Google’s art is in getting the software to train itself. In their ocean of data there is no clear parameter you can change to identify people as gorillas. The best you can do is to pick up the cases identified as ‘gorilla’ and try to double-check them somehow. Meanwhile, your image database is getting contaminated, possibly by racists, but also by images from the original news story. And you are still making mistakes and getting complaints. Or you pull the ‘gorilla’ category and it stops.
If they can count a particular sort of mislabelled image, then it would be interesting to see whether there has been a shift from labelling ‘gorilla’ to ‘chimpanzee’ since this story broke. That would actually show racists at work.
Don’t their nets get trained by user input? I wouldn’t be at least surprised if malicious racist trollies tagged black skinned people as Gorillas just out of spite.
But isn’t that a distinction without a difference? Failing to test your software against a properly representative sample of faces is surely an example of unconscious bias.
Also, it should be pointed out the problem is not symmetrical. If object identification doesn’t work and 1 in 1,000 times I am mistaken for a Snowman or a Naked Mole Rat, I am going to find that humourous, not offensive. One in one thousand is an acceptable error rate.
When my entire race has undergone multiple centuries of oppression, and that oppression involves the very terms that the image identifier is using, then one in a million is an utterly unacceptable error rate.

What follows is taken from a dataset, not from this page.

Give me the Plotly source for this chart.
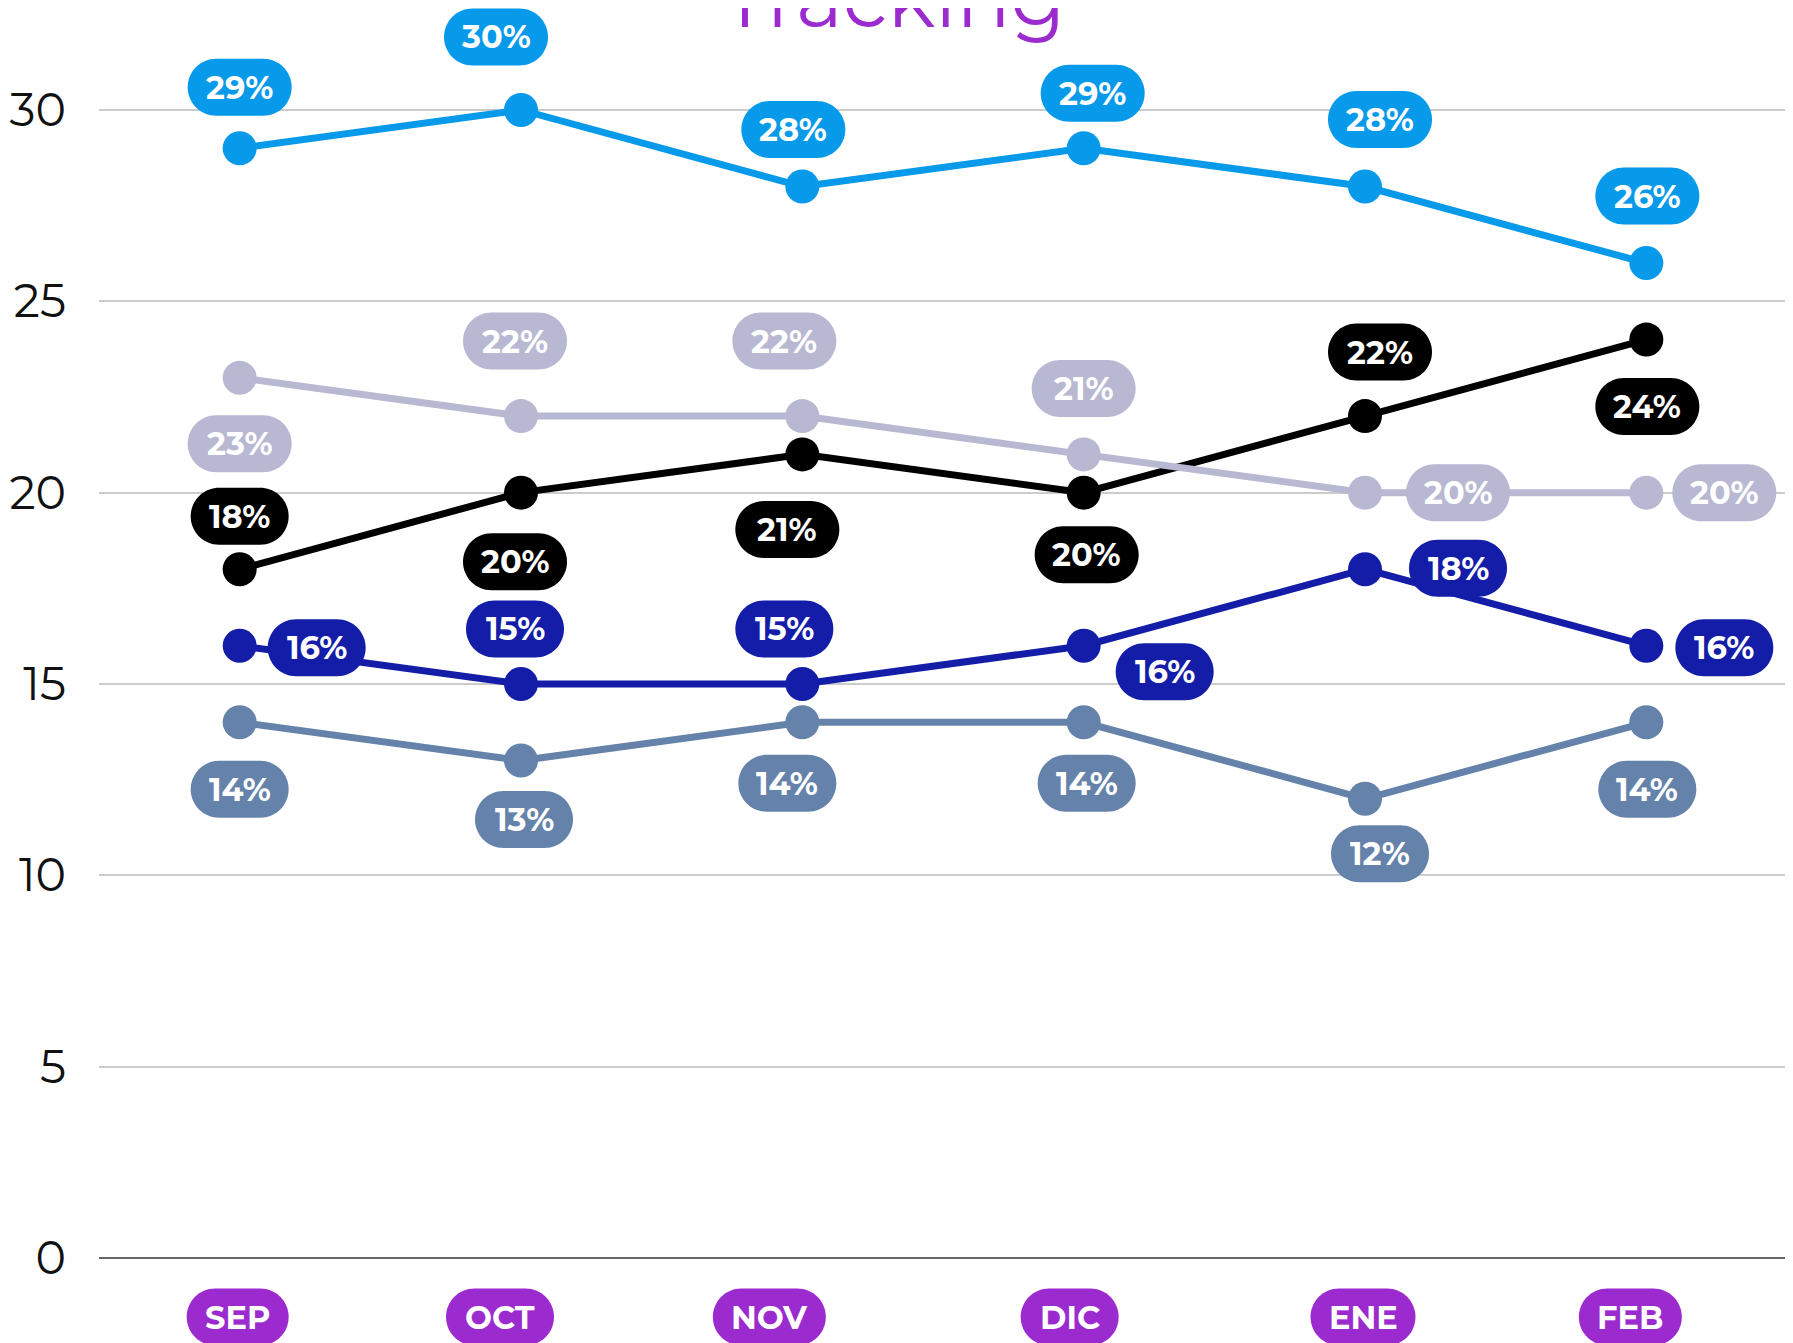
import plotly.graph_objects as go

# ---------------- data ----------------
months = ["SEP", "OCT", "NOV", "DIC", "ENE", "FEB"]
serie_celeste = [29, 30, 28, 29, 28, 26]
serie_lavanda = [23, 22, 22, 21, 20, 20]
serie_negra = [18, 20, 21, 20, 22, 24]
serie_azul = [16, 15, 15, 16, 18, 16]
serie_pizarra = [14, 13, 14, 14, 12, 14]
y_ticks = [0, 5, 10, 15, 20, 25, 30]
title_text = "Tracking"

# ---------------- styles ----------------
FONT = "Montserrat, 'Open Sans', Lato, sans-serif"
PURPLE = "#9B2BCF"
series = [
    # name, values, color, label offsets (px, screen: +x right, +y down)
    ("pizarra", serie_pizarra, "#6482AA",
     [(0, 67), (3, 59), (-15, 61), (3, 61), (15, 55), (1, 67)]),
    ("azul", serie_azul, "#131DA8",
     [(77, 2), (-6, -55), (-18, -55), (81, 26), (93, -1), (78, 2)]),
    ("negra", serie_negra, "#000000",
     [(0, -53), (-6, 69), (-15, 75), (3, 62), (15, -64), (1, 67)]),
    ("lavanda", serie_lavanda, "#B8B8D2",
     [(0, 66), (-6, -75), (-18, -75), (0, -66), (93, 0), (78, 0)]),
    ("celeste", serie_celeste, "#0799EA",
     [(0, -61), (-25, -73), (-9, -57), (9, -55), (15, -67), (1, -67)]),
]
tick_pill_dx = [-2, -21, -33, -14, -2, -16]
tick_pill_w = [102, 108, 113, 98, 105, 103]


def pill_path(cx, cy, w, h):
    r = h / 2.0
    k = 0.5523 * r
    x0, x1 = cx - w / 2.0 + r, cx + w / 2.0 - r
    yt, yb = cy + r, cy - r
    return (
        f"M{x0},{yt} L{x1},{yt} "
        f"C{x1 + k},{yt} {x1 + r},{cy + k} {x1 + r},{cy} "
        f"C{x1 + r},{cy - k} {x1 + k},{yb} {x1},{yb} "
        f"L{x0},{yb} "
        f"C{x0 - k},{yb} {x0 - r},{cy - k} {x0 - r},{cy} "
        f"C{x0 - r},{cy + k} {x0 - k},{yt} {x0},{yt} Z"
    )


fig = go.Figure()
shapes = []
annotations = []

for name, vals, color, offs in series:
    fig.add_trace(go.Scatter(
        x=list(range(len(months))), y=vals, mode="lines+markers", name=name,
        line=dict(color=color, width=7),
        marker=dict(color=color, size=34),
        hoverinfo="skip", showlegend=False,
    ))
    for i, v in enumerate(vals):
        dx, dy = offs[i]
        txt = f"{v}%"
        w = 98 if txt.startswith("1") else 104
        shapes.append(dict(
            type="path", xref="x", yref="y", xsizemode="pixel", ysizemode="pixel",
            xanchor=i, yanchor=v, path=pill_path(dx, -dy, w, 57),
            fillcolor=color, line=dict(width=0), layer="above",
        ))
        annotations.append(dict(
            x=i, y=v, xref="x", yref="y", text=f"<b>{txt}</b>", showarrow=False,
            xshift=dx, yshift=-dy, font=dict(family=FONT, size=32, color="white"),
        ))

# month pills
for i, m in enumerate(months):
    shapes.append(dict(
        type="path", xref="x", yref="paper", xsizemode="pixel", ysizemode="pixel",
        xanchor=i, yanchor=0, path=pill_path(tick_pill_dx[i], -59, tick_pill_w[i], 57),
        fillcolor=PURPLE, line=dict(width=0), layer="above",
    ))
    annotations.append(dict(
        x=i, y=0, xref="x", yref="paper", text=f"<b>{m}</b>", showarrow=False,
        xshift=tick_pill_dx[i], yshift=-59, yanchor="middle",
        font=dict(family=FONT, size=32, color="white"),
    ))

# title (partly cut at the top, as in the original)
annotations.append(dict(
    x=0.471, y=1, xref="paper", yref="paper", text=title_text, showarrow=False,
    yanchor="middle", yshift=10, font=dict(family=FONT, size=80, color=PURPLE),
))

fig.update_layout(
    width=1785, height=1335,
    margin=dict(l=91, r=6, t=0, b=85),
    paper_bgcolor="white", plot_bgcolor="white",
    shapes=shapes, annotations=annotations,
    xaxis=dict(range=[-0.5, 5.5], showgrid=False, showticklabels=False,
               zeroline=False, showline=False, fixedrange=True),
    yaxis=dict(range=[0, 32.665], tickvals=y_ticks, showgrid=True,
               gridcolor="#CCCCCC", gridwidth=1.5, zeroline=True,
               zerolinecolor="#666666", zerolinewidth=2, showline=False,
               ticks="", ticklabelstandoff=32,
               tickfont=dict(family=FONT, size=46, color="#111111")),
)

fig.write_html("out.html")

If the technology is not up identifying people with 99.9999% accuracy (for any race), then the only sensible (and sensitive) thing to do is to remove objectionable terms altogether.
So if they remove the identifiers ‘gorilla’ etc, what will the system label pictures of actual primates as, then. once it has been ‘trained’ to ‘recognise’ dark-skinned people as people? I hesitate to suggest the obvious answer here, but if it were true then we can expect an even bigger almighty shitshow when that leaks out in due course.
Probably dumb question: Google Photos is different from Google image search? Is that an app of some kind? Because Google image search seems okay; I just did a search for “gorilla” and got lots of pictures of gorillas, with the only humans appearing in photos that also had gorillas in them.
Which raises the question, if Google image search can manage the task, why can’t this app do it? Or am I missing something?
Agreed. It’s a useful tool of classicism and a deeply rooted systemic problem… as perpetually evidenced by people tripping all over themselves to deny its very existence.
Writing the to-be-trained algorithm is creating it.
Choosing training data is creating it.
As has been mentioned here on the Boing repeatedly, bias can get into these programs not just from conscious biases on the part of their programmers, but also from unconscious prejudices.